The group raised their bikes in the air to salute the fallen rider, then rode across the Williamsburg Bridge to rendezvous with bikers coming from the South Brooklyn, Staten Island, and lower Manhattan. Police at one point tried to break up a group of about 50 cyclists near City Hall, then let the ride pass, contenting themselves with warnings to cyclists not to block traffic.
By the time the ride got to the memorial for Brandie Bailey on Houston Street, it was 150 strong and had attracted an escort of several squad cars and police vans.
“For a lot of us, Brandie was part of the biking community,” Times Up! volunteer Ryan Kuonen told the crowd spilling off the sidewalk on Houston Street. “We saw her at the Critical Mass rides.

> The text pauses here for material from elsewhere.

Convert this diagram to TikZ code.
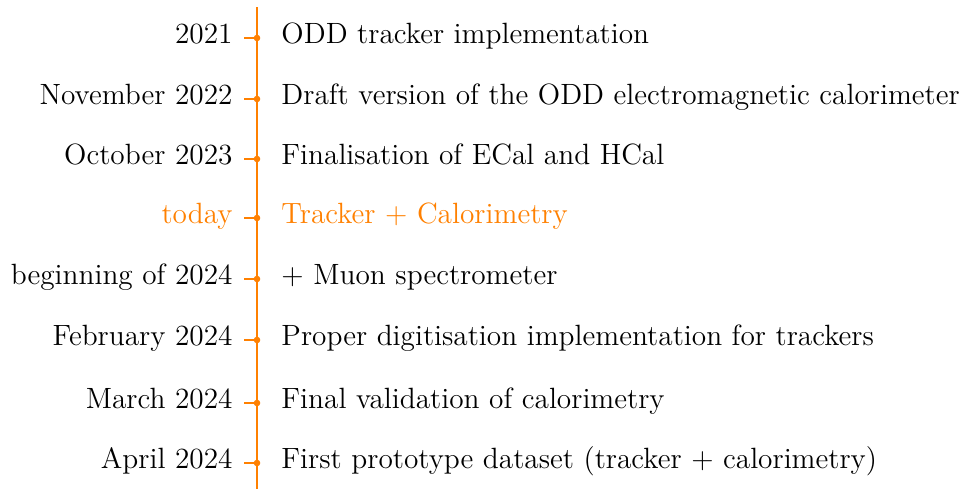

She was pretty much the inspiration for the ghost bikes, and her death really affected this community.”
“The driver didn’t even realize when he’d hit her,” noted Kuonen, as tears welled in her eyes. Although a car driver who witnessed the incident chased the truck down to 21st Street, police ruled the incident an accident and no charges have been filed.
Ditto for Andrew Ross Morgan, who was killed a month later by a furniture delivery truck a just a few blocks west on Houston Street. Activists say the truck made a right turn and plowed into Morgan on the corner of Elizabeth Street, and that police issued only a summons for driving without an inspection sticker.

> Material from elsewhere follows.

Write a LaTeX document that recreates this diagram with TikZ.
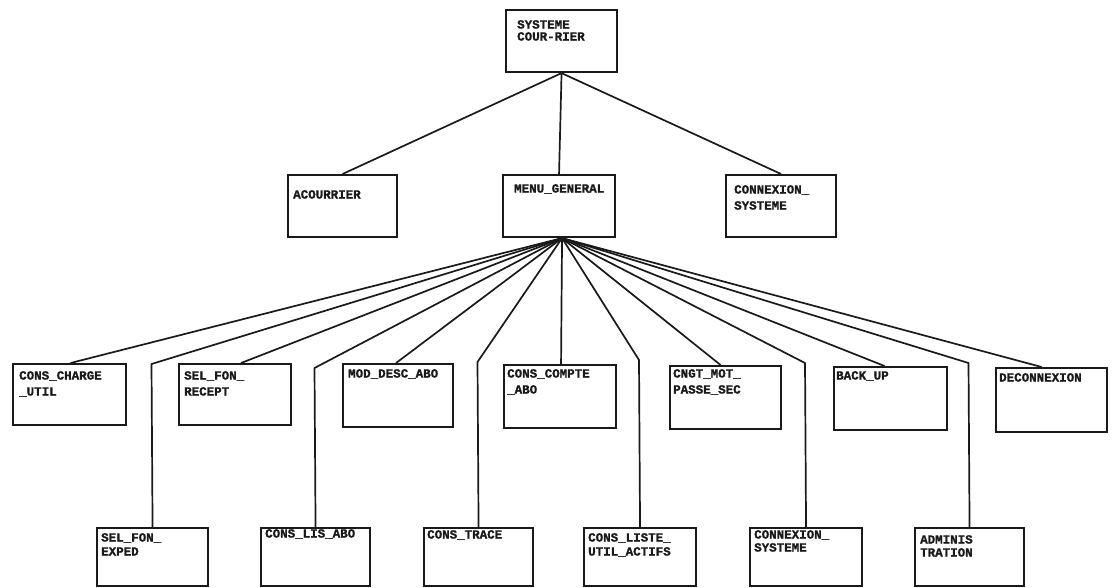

The final stop was near the intersection of Houston and Lafayette streets, where activists posted a new ghost bike for the eight dead cyclists whose identities remain unknown: They are among the city’s official count of 21 bicycle fatalities, but activists say they have been unable to get their names or the circumstances of their deaths from police.
“The NYPD won’t give us any info on who they are or how they died. It’s like they don’t exist,” said Kuonen, standing on top of the white bike as two trumpet players broke into a mournful dirge.
Call it the Tomb of the Unknown Biker, a sad symbol of New York’s traffic wars. Bolted above this ghost bike was another white plaque. “There Are Ghost Bikes in All Five Boroughs,” it read. “Save Lives: Drive Safely and Respect Each Other.”